In the Facebook group, I co-moderate, one of my associates posts a quote and asks the group, “How was your writing today?” Sometimes, when she has other commitments, she asks me to post the daily quote. I actually enjoy finding ones that resonate as well as finding an image to go with it.

Today I found one by Sylvia Plath, who wrote in her journal:

And by the way, everything in life is writable about if you have the outgoing guts to do it, and the imagination to improvise. The worst enemy to creativity is self-doubt.

I’m not a Sylvia Plath fan, probably because I don’t like that she’s become this cult figure among angsty and neurotic women. I know that isn’t fair, but her quote struck a chord. I’ve been having a lot of self-doubts about the WIP. I’m in bed at night, trying to figure out the logic, and I still find that I’ve written myself into a corner. Plus, some feedback from a few months ago, which was on target, just made me crash into a very dense, steel-reinforced and plated wall. But there’s more—all the elements of story from characterization to dialogue to plotting to sentence structure has made me question whether I have a story to tell and whether I can pull it off.

Why this sudden worry? I recently finished writing a series of Scrivener classes and used the WIP as an example of how I organized a writing project, and in some of the examples I used I reread what I wrote. I wasn’t happy. The dialogue was stiff, the characters flatter and thinner than a sheet of onion paper. Too much detail that didn’t matter; a plot that isn’t going anywhere. And the overall writing, and this is the best way I can describe it: immature. Good for a high-school student, but not for someone who has worked on this for far too long.

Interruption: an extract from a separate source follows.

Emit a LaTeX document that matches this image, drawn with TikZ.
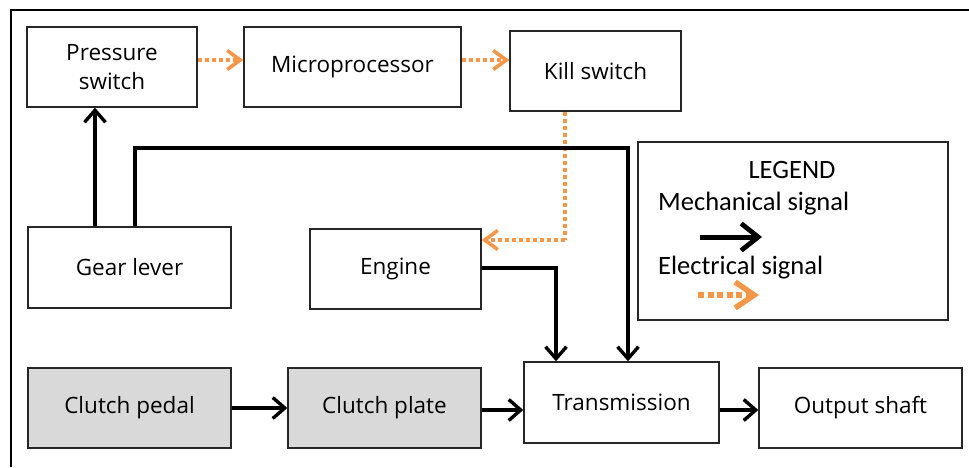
\documentclass[tikz,border=0pt]{standalone}
\usepackage{fontspec}
\setmainfont{Open Sans}
\newfontfamily\legendfont{Carlito}
\usetikzlibrary{arrows.meta}
\definecolor{elec}{RGB}{247,150,70}
\definecolor{boxgray}{RGB}{217,217,217}
\begin{document}
\begin{tikzpicture}[x=1pt,y=-1pt,
  blk/.style={draw=black!85,line width=1.4pt,rectangle,inner sep=0pt,align=center,font=\fontsize{22.5}{29}\selectfont},
  shaded/.style={blk,fill=boxgray},
  mech/.style={draw=black,line width=3.6pt,-{Straight Barb[length=12pt,width=21pt,line width=3.4pt]}},
  elecarr/.style={draw=elec,line width=3.8pt,dash pattern=on 4pt off 3pt,-{Straight Barb[length=13pt,width=19pt,line width=3.6pt]}},
  elecline/.style={draw=elec,line width=3.8pt,dash pattern=on 4pt off 3pt},
  legmech/.style={draw=black,line width=5pt,-{Straight Barb[length=17pt,width=27pt,line width=4.8pt]}},
  legelec/.style={draw=elec,line width=6pt,dash pattern=on 6pt off 3.5pt,-{Straight Barb[length=19pt,width=26pt,line width=5.5pt]}},
  legtxt/.style={font=\legendfont\fontsize{26.5}{30}\selectfont,inner sep=0pt,anchor=base west}]
\useasboundingbox (0,0) rectangle (969,467);
% outer frame
\draw[line width=1.8pt] (11,467) -- (11,10) -- (969,10);
% boxes
\node[blk,minimum width=170pt,minimum height=80pt] (pressure) at (112,67) {Pressure\\switch};
\node[blk,minimum width=217pt,minimum height=80pt] (micro) at (352.5,67) {Microprocessor};
\node[blk,minimum width=171pt,minimum height=80pt] (kill) at (595.5,71) {Kill switch};
\node[blk,minimum width=203pt,minimum height=81pt] (gear) at (129.5,267.5) {Gear lever};
\node[blk,minimum width=171pt,minimum height=80pt] (engine) at (395.5,269) {Engine};
\node[shaded,minimum width=203pt,minimum height=80pt] (pedal) at (129.5,408) {Clutch pedal};
\node[shaded,minimum width=193pt,minimum height=80pt] (plate) at (384.5,408) {Clutch plate};
\node[blk,minimum width=195pt,minimum height=81pt] (trans) at (621.5,402.5) {Transmission};
\node[blk,minimum width=203pt,minimum height=80pt] (output) at (860.5,408) {Output shaft};
% legend
\node[draw=black!85,line width=1.4pt,minimum width=310pt,minimum height=178pt,inner sep=0pt] (legend) at (793,231) {};
\node[legtxt,anchor=base] (lgtitle) at (792,178) {LEGEND};
\node[legtxt] (lgmech) at (658,210) {Mechanical signal};
\node[legtxt] (lgelec) at (658,274) {Electrical signal};
\coordinate (lm1) at (700,237);
\coordinate (lm2) at (762,237);
\coordinate (le1) at (698,295);
\coordinate (le2) at (759,295);
\draw[legmech] (lm1) -- (lm2);
\draw[legelec] (le1) -- (le2);
% helper coordinates
\coordinate (xa) at (95,0);
\coordinate (xb) at (135,0);
\coordinate (xc) at (628,148);
\coordinate (xk) at (565,240);
\coordinate (xe) at (556,0);
% electrical connectors
\draw[elecarr] (pressure.east |- 0,60) -- (micro.west |- 0,60);
\draw[elecarr] (micro.east |- 0,60) -- (kill.west |- 0,60);
\draw[elecline] (kill.south -| xk) -- (xk);
\draw[elecarr] (xk) -- (engine.east |- xk);
% mechanical connectors
\draw[mech] (gear.north -| xa) -- (pressure.south -| xa);
\draw[mech] (gear.north -| xb) -- (xb |- xc) -- (xc) -- (trans.north -| xc);
\draw[mech] (engine.east |- 0,268) -- (xe |- 0,268) -- (trans.north -| xe);
\draw[mech] (pedal.east) -- (plate.west);
\draw[mech] (plate.east |- 0,410) -- (trans.west |- 0,410);
\draw[mech] (trans.east |- 0,410) -- (output.west |- 0,410);
\end{tikzpicture}
\end{document}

Am I being too hard on myself? Maybe, but maybe not. November will mark the seventh anniversary of when I started this book. There have been periods that I put it aside and other times where I was writing and revising like a woman with cancer that was killing her.  Now that “cancer” is in remission, so to speak, the manuscript is sitting and I don’t see it as viable. Perhaps that’s the cancer. A story that no matter how many nfusions of chemo or blasts of radiation you administer, it doesn’t shrink, but grows into a bigger mess. This, of course, leads me to question whether I actually have a book in me? As you can see, Sylvia’s two sentence quote has opened a can of worms. Yes, there’s self-doubt, but there’s also recognizing that if I want some facet of this story to catch the light and sparkle, I have to set aside the self-doubt, along with the daily interruptions (hear that Ol’ Man, dogs, social media) and write, and improve, and get stronger, and mature.

As part of this process in growing my writing practice, I hope to be here on a regular basis. To address writing issues via daily quotes. Obviously it’s not a new technique for inspiration, but whenever I’m asked to find a quote, I’m inspired to share something and write about it, but it also encourages me that maybe the story can be saved. It might not be the one I think I want to tell, but perhaps a little gem has been hiding and all  I need is to dig a little more to unearth it.